Politics & Money

Trump comes to the aid of GSE investors

The former president wrote a letter arguing that limits on firing then-FHFA Director Mel Watt stymied plans to release the GSEs from conservatorship

Former President Donald Trump

Fannie Mae and Freddie Mac shareholders hoping to be made whole in Collins v. Yellen have a new champion: former President Donald Trump.

In a Nov. 11 letter sent to Kentucky Republican Sen. Rand Paul, Trump wrote that, had he been able, he would have given former Federal Housing Finance Agency director Mel Watt the boot much sooner. Doing so would have allowed him to quicken the pace on releasing the two government-sponsored enterprises from conservatorship, he said.

“From the start, I would have fired former Democrat [sic] Congressman and political hack Mel Watt from his position as Director and would have ordered FHFA to release these companies from conservatorship,” Trump wrote. “My Administration would have also sold the government’s common stock in these companies at a huge profit and fully privatized the companies. The idea that the government can steal money from its citizens is socialism and is a travesty brought to you by the Obama/Biden administration.”

The letter is “strong, direct evidence of what was already clear from the public record: if the Trump administration had controlled FHFA two years earlier, the companies would be out of conservatorship and in private hands today,” said David Thompson, the attorney representing the plaintiffs.

Attorneys for the plaintiffs submitted the letter, which was first publicly disclosed on the news website Real Clear Politics, to the court on Nov. 30.

Paul and Trump did not return requests to comment.

In June, the Supreme Court found the FHFA’s structure unconstitutional, and allowed the removal of the director at-will. The court remanded the question of whether there was any harm from the unconstitutional FHFA directors, and whether the plaintiffs would be entitled retroactive relief.

It is unclear if the letter will sway the court in the plaintiffs’ favor. But it could be construed to show that harm was caused because the President was unable to remove Watt and install his own nominee until 2019. Trump’s letter closely aligns with at least one scenario the Supreme Court offered in its June decision.

“Suppose, for example, that the President had attempted to remove a Director but was prevented from doing so by a lower court decision holding that he did not have ’cause’ for removal. Or suppose that the President had made a public statement expressing displeasure with actions taken by a Director and had asserted that he would remove the Director if the statute did not stand in the way,” Justice Samuel Alito wrote. “In those situations, the statutory provision would clearly cause harm.”

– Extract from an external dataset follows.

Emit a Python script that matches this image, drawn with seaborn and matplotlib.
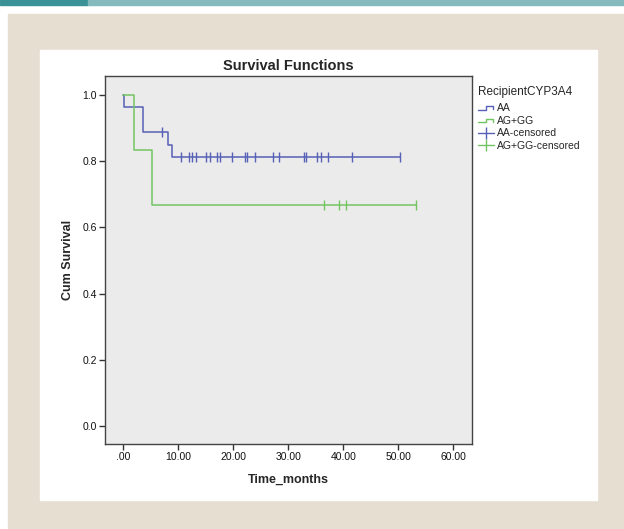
import numpy as np
import pandas as pd
import matplotlib
matplotlib.use("Agg")
import matplotlib.pyplot as plt
import seaborn as sns
from matplotlib.lines import Line2D
from matplotlib.patches import Rectangle
from matplotlib.legend_handler import HandlerBase

# Kaplan-Meier step curves (time in months, cumulative survival)
aa_time = [0.0, 0.2, 3.6, 3.6, 8.2, 8.9, 50.3]
aa_surv = [1.0, 0.963, 0.926, 0.889, 0.850, 0.812, 0.812]
ag_time = [0.0, 2.0, 5.3, 53.2]
ag_surv = [1.0, 0.833, 0.667, 0.667]

# censored observations
aa_cens_time = [7.0, 10.5, 11.9, 12.5, 13.2, 15.0, 15.8, 17.0, 17.6, 19.7, 22.1,
                22.4, 24.0, 27.2, 28.3, 32.9, 33.2, 35.2, 35.9, 37.2, 41.5, 50.3]
aa_cens_surv = [0.889] + [0.812] * 21
ag_cens_time = [36.4, 39.2, 40.4, 53.2]
ag_cens_surv = [0.667] * 4

groups = ["AA", "AG+GG"]
x_ticks = [0, 10, 20, 30, 40, 50, 60]
x_tick_labels = [".00", "10.00", "20.00", "30.00", "40.00", "50.00", "60.00"]
y_ticks = [0.0, 0.2, 0.4, 0.6, 0.8, 1.0]

blue = "#5560b6"
green = "#72c462"

sns.set_style("white")
plt.rcParams["font.family"] = ["Liberation Sans", "DejaVu Sans"]

fig = plt.figure(figsize=(6.24, 5.29), dpi=100)
fig.patch.set_facecolor("white")

# page decoration: teal strip, beige frame, white panel
deco = [((0, 1 - 4.5 / 529), 88 / 624, 4.5 / 529, "#3a9297"),
        ((88 / 624, 1 - 4.5 / 529), 1, 4.5 / 529, "#84b9bd"),
        ((8 / 624, 0), 1, 1 - 14 / 529, "#e5ded1"),
        ((40 / 624, 29 / 529), 557 / 624, 450 / 529, "white")]
for i, (xy, w, h, c) in enumerate(deco):
    fig.patches.append(Rectangle(xy, w, h, transform=fig.transFigure, color=c, zorder=-10 + i))

ax = fig.add_axes([105 / 624, 85 / 529, 367 / 624, 368 / 529])
ax.set_zorder(1)
ax.set_facecolor("#ebebeb")

aa_df = pd.DataFrame({"t": aa_time, "s": aa_surv})
ag_df = pd.DataFrame({"t": ag_time, "s": ag_surv})
sns.lineplot(data=aa_df, x="t", y="s", ax=ax, color=blue, lw=1.1, drawstyle="steps-post",
             estimator=None, sort=False)
sns.lineplot(data=ag_df, x="t", y="s", ax=ax, color=green, lw=1.1, drawstyle="steps-post",
             estimator=None, sort=False)

aa_c = pd.DataFrame({"t": aa_cens_time, "s": aa_cens_surv})
ag_c = pd.DataFrame({"t": ag_cens_time, "s": ag_cens_surv})
sns.scatterplot(data=aa_c, x="t", y="s", ax=ax, marker="|", s=45, color=blue, linewidth=1.0)
sns.scatterplot(data=ag_c, x="t", y="s", ax=ax, marker="|", s=45, color=green, linewidth=1.0)

ax.set_xlim(-3.33, 63.4)
ax.set_ylim(-0.054, 1.057)
ax.set_xticks(x_ticks)
ax.set_xticklabels(x_tick_labels)
ax.set_yticks(y_ticks)
ax.set_yticklabels([f"{v:.1f}" for v in y_ticks])
ax.tick_params(axis="both", labelsize=7.5, length=4, width=1, color="#333333", pad=2,
               left=True, bottom=True, labelcolor="#111111")
for sp in ax.spines.values():
    sp.set_color("#444444")
    sp.set_linewidth(1.0)

ax.set_xlabel("Time_months", fontsize=9, fontweight="bold", labelpad=8)
ax.set_ylabel("Cum Survival", fontsize=9, fontweight="bold", labelpad=6)
ax.set_title("Survival Functions", fontsize=10.5, fontweight="bold", pad=4)


class StepHandler(HandlerBase):
    def create_artists(self, legend, orig_handle, xdescent, ydescent, width, height, fontsize, trans):
        x0 = -xdescent
        y0 = -ydescent + height * 0.2
        y1 = -ydescent + height * 0.7
        xs = [x0, x0 + width * 0.5, x0 + width * 0.5, x0 + width * 0.95, x0 + width * 0.95]
        ys = [y0, y0, y1, y1, y0 + height * 0.1]
        ln = Line2D(xs, ys, color=orig_handle.get_color(), lw=1.0, transform=trans)
        return [ln]


h_aa = Line2D([], [], color=blue)
h_ag = Line2D([], [], color=green)
h_aac = Line2D([], [], color=blue, lw=1.0, marker="|", markersize=8, markeredgewidth=1.0)
h_agc = Line2D([], [], color=green, lw=1.0, marker="|", markersize=8, markeredgewidth=1.0)

leg = ax.legend([h_aa, h_ag, h_aac, h_agc],
                [groups[0], groups[1], groups[0] + "-censored", groups[1] + "-censored"],
                handler_map={h_aa: StepHandler(), h_ag: StepHandler()},
                title="RecipientCYP3A4", loc="upper left", bbox_to_anchor=(1.004, 0.985),
                frameon=False, fontsize=7.5, title_fontsize=8.5, handlelength=1.6,
                handletextpad=0.3, labelspacing=0.25, borderpad=0, borderaxespad=0.4)
leg._legend_box.align = "left"
leg._legend_box.sep = 4

fig.savefig("out.png", dpi=100)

Former President Barack Obama named Watt FHFA director in 2014. A 2018 bombshell FHFA inspector general report found Watt tried to “coerce” an employee, Simone Grimes, to have a relationship with him by dangling possible professional advancement within the agency.

Watt was never disciplined, and completed his five-year term. In 2019, months after then-FHFA Director Mark Calabria had been sworn in, the agency reached a settlement with Grimes, who is now the CFO of Acadia Insurance. The terms of the settlement were not made public.

Laura Wertheimer, the inspector general responsible for the 2018 report, has also been accused of abusing her power. She resigned this year after a watchdog report by the Council of the Inspectors General on Integrity and Efficiency found that she fostered a “culture of witness intimidation,” including through staff abuse and threat of retaliation. The report recommended her removal.